Structures within Asian countries were also changing at this time. The editor quotes from an article written by Linda Yim, Associate Professor of International Business at the University of Michigan: "Whereas previous authoritarian regimes could impose high interest and taxation costs on local business communities almost at will, and had done so to maintain currency stability for decades prior, this became difficult with the increased political influence of businesses over elected legislatures whose members were either business persons themselves, or required business to get elected." Thus the "hot money" flooded in with minimal government control over it.
Then there were trade and currency issues. China's devaluation of the yuan in 1994 had serious implications for Thailand, South Korea and Malaysia. A consequence of Japan's economic malaise was that its share of imports from Asia fell from 20 per cent in 1980 to 13 per cent in 1995. The re-alignment of the U.S. dollar and the Japanese yen in the mid-1990s exacerbated the problems as many East Asian countries had aligned their currency to the U.S. dollar.
Associate Professor Jeffrey Winters contends:
"The key considerations in the Asian crisis were convertibility of currency; the existence, size, and international exposure of capital markets; the degree of private foreign borrowing by local corporations; the share of this borrowing that was short-term; and the ease with which currency traders could raised local credit to launch an attack on the local currency. These factors were more important than the economic fundamentals of the countries in question, their degree of crony capitalism, or whether governments were resolute and skilled in adopting policies to dampen the crisis once it began to spread throughout the region."

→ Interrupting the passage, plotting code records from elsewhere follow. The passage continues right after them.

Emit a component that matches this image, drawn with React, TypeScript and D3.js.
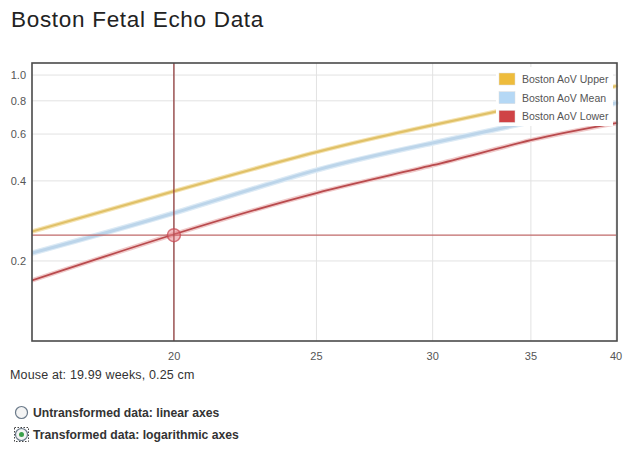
import React from "react";
import * as d3 from "d3";

// gestational weeks and aortic valve sizes (cm)
const weeks = [16, 20, 25, 30, 35, 40];
const upper = [0.258, 0.366, 0.513, 0.648, 0.778, 0.909];
const mean = [0.214, 0.303, 0.439, 0.555, 0.667, 0.785];
const lower = [0.169, 0.252, 0.36, 0.458, 0.569, 0.659];

const xTicks = [20, 25, 30, 35, 40];
const yTicks = [0.2, 0.4, 0.6, 0.8, 1.0];

const mouseWeek = 19.99;
const mouseValue = 0.25;

const seriesNames = ["Boston AoV Upper", "Boston AoV Mean", "Boston AoV Lower"];

const W = 640;
const H = 449;
const plot = { left: 32, top: 63, right: 616, bottom: 341 };

const App: React.FC = () => {
  const x = d3.scaleLog().domain([16, 40]).range([plot.left, plot.right]);
  const y = d3.scaleLog().domain([0.1, 1.11]).range([plot.bottom, plot.top]);

  const line = d3
    .line<number>()
    .x((d, i) => x(weeks[i]))
    .y((d) => y(d))
    .curve(d3.curveNatural);

  const series = [
    { name: seriesNames[0], values: upper, halo: "#f5e4b4", stroke: "#e0c168", hw: 4.5, w: 2.2, swatch: "#eebc3c" },
    { name: seriesNames[1], values: mean, halo: "#dceaf5", stroke: "#bcd5ea", hw: 5.5, w: 3, swatch: "#b5d8f5" },
    { name: seriesNames[2], values: lower, halo: "#f0caca", stroke: "#b94a4d", hw: 4.5, w: 1.8, swatch: "#cf4346" },
  ];

  const mx = x(mouseWeek);
  const my = y(mouseValue);
  const font = "'Liberation Sans', Arial, sans-serif";

  return (
    <div style={{ position: "absolute", left: 0, top: 0 }}>
      <svg width={W} height={H} style={{ display: "block", fontFamily: font }}>
        <rect width={W} height={H} fill="#fff" />
        <text x={11} y={27} fontSize={22.5} letterSpacing={0.7} fill="#222">
          Boston Fetal Echo Data
        </text>

        <defs>
          <clipPath id="plotClip">
            <rect x={plot.left} y={plot.top} width={plot.right - plot.left + 3} height={plot.bottom - plot.top} />
          </clipPath>
        </defs>

        {/* grid */}
        {yTicks.map((t) => (
          <line key={"gy" + t} x1={plot.left} x2={plot.right} y1={y(t)} y2={y(t)} stroke="#e2e2e2" strokeWidth={1} />
        ))}
        {xTicks.map((t) => (
          <line key={"gx" + t} x1={x(t)} x2={x(t)} y1={plot.top} y2={plot.bottom} stroke="#e2e2e2" strokeWidth={1} />
        ))}

        {/* series */}
        <g clipPath="url(#plotClip)">
          {series.map((s) => (
            <g key={s.name}>
              <path d={line(s.values) ?? ""} fill="none" stroke={s.halo} strokeWidth={s.hw} strokeLinecap="round" />
              <path d={line(s.values) ?? ""} fill="none" stroke={s.stroke} strokeWidth={s.w} strokeLinecap="round" />
            </g>
          ))}

          {/* crosshair */}
          <line x1={plot.left} x2={plot.right} y1={my} y2={my} stroke="#c06a6a" strokeWidth={1.2} />
          <line x1={mx} x2={mx} y1={plot.top} y2={plot.bottom} stroke="#8a3030" strokeWidth={1.2} />
          <circle cx={mx} cy={my} r={6.5} fill="rgba(226,110,120,0.45)" stroke="rgba(200,70,80,0.7)" strokeWidth={1.5} />
        </g>

        {/* legend */}
        <rect x={496} y={67} width={117} height={59} fill="#fff" />
        {series.map((s, i) => (
          <g key={"lg" + s.name} transform={`translate(499,${73 + i * 18.7})`}>
            <rect width={16} height={12} fill={s.swatch} stroke="#ddd" strokeWidth={0.5} />
            <text x={23} y={10} fontSize={10.5} fill="#555">
              {s.name}
            </text>
          </g>
        ))}

        {/* frame */}
        <rect
          x={plot.left}
          y={plot.top}
          width={plot.right - plot.left + 1}
          height={plot.bottom - plot.top}
          fill="none"
          stroke="#4a4a4a"
          strokeWidth={1.6}
        />

        {/* axis labels */}
        {yTicks.map((t) => (
          <text key={"ly" + t} x={26} y={y(t) + 4} fontSize={11} fill="#555" textAnchor="end">
            {t.toFixed(1)}
          </text>
        ))}
        {xTicks.map((t) => (
          <text key={"lx" + t} x={x(t)} y={360} fontSize={11} fill="#555" textAnchor="middle">
            {t}
          </text>
        ))}

        <text x={10} y={379} fontSize={12.5} letterSpacing={0.15} fill="#333">
          Mouse at: {mouseWeek.toFixed(2)} weeks, {mouseValue.toFixed(2)} cm
        </text>

        {/* radio buttons */}
        <circle cx={21.5} cy={412.5} r={6} fill="#f4f4f4" stroke="#6b7a8a" strokeWidth={1.2} />
        <text x={33} y={417} fontSize={12.2} fontWeight="bold" fill="#333">
          Untransformed data: linear axes
        </text>
        <rect x={14.5} y={427.5} width={14} height={14} fill="none" stroke="#444" strokeWidth={1} strokeDasharray="1.5,1.5" />
        <circle cx={21.5} cy={434.5} r={6} fill="#f4f4f4" stroke="#6b7a8a" strokeWidth={1.2} />
        <circle cx={21.5} cy={434.5} r={2.5} fill="#3aa04a" />
        <text x={33} y={439} fontSize={12.2} fontWeight="bold" fill="#333">
          Transformed data: logarithmic axes
        </text>
      </svg>
    </div>
  );
};

export default App;
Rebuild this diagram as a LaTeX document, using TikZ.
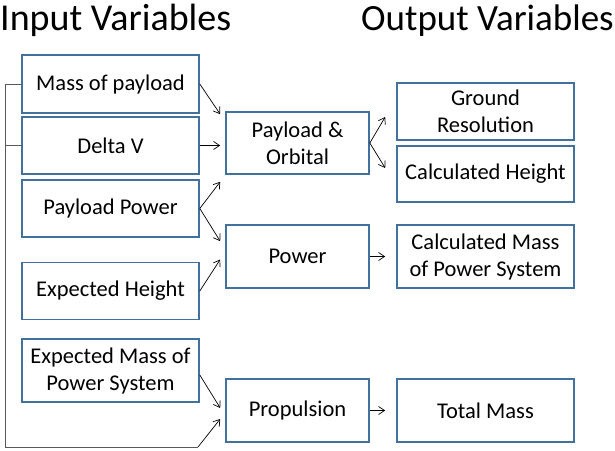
\documentclass[tikz,border=0pt]{standalone}
\usepackage{fontspec}
\setmainfont{Carlito}
\usetikzlibrary{arrows.meta,calc}
\definecolor{boxblue}{HTML}{41719C}
\definecolor{linegray}{HTML}{595959}
\begin{document}
\begin{tikzpicture}[x=1pt,y=-1pt,
  vbox/.style={draw=boxblue,line width=1.6pt,fill=white,inner sep=0pt,align=center,
    font=\fontsize{22.5}{27}\selectfont},
  wide/.style={minimum width=177pt},
  mid/.style={minimum width=143pt},
  arr/.style={line width=0.7pt,-{Straight Barb[length=6pt,width=8pt]}},
  gline/.style={draw=linegray,line width=1pt},
  title/.style={font=\fontsize{37}{40}\selectfont,inner sep=0pt,anchor=base west}]
\useasboundingbox (0,0) rectangle (615,450);
\node[title,font=\fontsize{38}{40}\selectfont] (tin) at (0,30) {Input Variables};
\node[title] (tout) at (361,30) {Output Variables};
% inputs
\node[vbox,wide,minimum height=58pt] (mass) at (110.5,84) {Mass of payload};
\node[vbox,wide,minimum height=57pt] (delta) at (110.5,145.5) {Delta V};
\node[vbox,wide,minimum height=57pt] (ppower) at (110.5,208.5) {Payload Power};
\node[vbox,wide,minimum height=57pt] (eheight) at (110.5,291) {Expected Height};
\node[vbox,wide,minimum height=63pt] (emass) at (110.5,370.5) {Expected Mass of\\Power System};
% middle
\node[vbox,mid,minimum height=62pt] (po) at (297.5,143) {Payload \&\\Orbital};
\node[vbox,mid,minimum height=63pt] (power) at (297.5,256.5) {Power};
\node[vbox,mid,minimum height=63pt] (prop) at (297.5,410.5) {Propulsion};
% outputs
\node[vbox,wide,minimum height=57pt] (ground) at (485.5,111.5) {Ground\\Resolution};
\node[vbox,wide,minimum height=56pt] (calch) at (485.5,174) {Calculated Height};
\node[vbox,wide,minimum height=63pt] (calcm) at (485.5,256.5) {Calculated Mass\\of Power System};
\node[vbox,wide,minimum height=63pt] (total) at (485.5,410.5) {Total Mass};
% free ends
\coordinate (a1) at ($(po.north west)+(-5,3)$);
\coordinate (a2) at ($(po.west)+(-5,2.5)$);
\coordinate (a3) at ($(po.south west)+(-5,7)$);
\coordinate (a4) at ($(power.north west)+(-5,17)$);
\coordinate (a5) at ($(power.west)+(-5,3)$);
\coordinate (a6) at ($(ground.west)+(-11,5.5)$);
\coordinate (a7) at ($(calch.west)+(-11,-6)$);
\coordinate (a8) at ($(calcm.west)+(-11,0)$);
\coordinate (a9) at ($(prop.west)+(-5,-2.5)$);
\coordinate (a10) at ($(total.west)+(-11,0)$);
\coordinate (a11) at ($(prop.west)+(-5,8.5)$);
\coordinate (s7) at ($(emass.east)+(0,4.5)$);
\coordinate (bl) at (5,447);
\coordinate (br) at (198,447);
% connectors
\draw[arr] (mass.east) -- (a1);
\draw[arr] (delta.east) -- (a2);
\draw[arr] (ppower.east) -- (a3);
\draw[arr] (ppower.east) -- (a4);
\draw[arr] (eheight.east) -- (a5);
\draw[arr] (po.east) -- (a6);
\draw[arr] (po.east) -- (a7);
\draw[arr] (power.east) -- (a8);
\draw[arr] (s7) -- (a9);
\draw[arr] (prop.east) -- (a10);
\draw[gline] (mass.west) -| (bl) -- (br);
\draw[gline] (delta.west) -- (delta.west -| bl);
\draw[arr] (br) -- (a11);
\end{tikzpicture}
\end{document}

The second part of the book contains much of interest, such as Associate Professor Lim's focus on how domestic politics, the power of the property cartel in Hong Kong and electoral accountability in Singapore, determined the different responses by Hong Kong and Singapore, Associate Professor Meredith Woo-Cummings' assessment that South Korea has paid the price for being "hamstrung between a highly effective bureaucracy that sought to regulate the corporate sector and a political ruling group that, relying on the financial support of big business, ended up circumventing the best efforts of the bureaucrats", the factors which stood Taiwan in good stead, including the high level of domestic savings and consequently low foreign borrowings, the restrictions on local banks from offering local currency accounts to overseas customers, the restriction on the outbound movement of the Taiwanese dollar and the caps on foreign ownership of publicly-listed companies, and the ethnic Chinese domination of the middle class in the Philippines which emerged under the Aquino and Ramos administrations and controls up to 30 per cent of the top 500 Philippine corporations, a development which could well become an important factor in the current political machinations consuming that country.
It is still too early to say what the long-term implications of the Asian financial crisis will be. It is being promoted as a symbol of the United States' economic hegemony, but it has reinforced resistance, as has been seen in Seattle; it has been the catalyst for domestic upheaval, not necessarily for the better in the short-term, at least, in some cases; the political dynamics of East Asia have been shaken with the apparent impotence of A.S.E.A.N. and A.P.E.C. being exposed; and China has gained in stature and Japan declined in the short term. This collection of wide-ranging essays provides a basis for understanding the factors which will influence the final chapter of this story.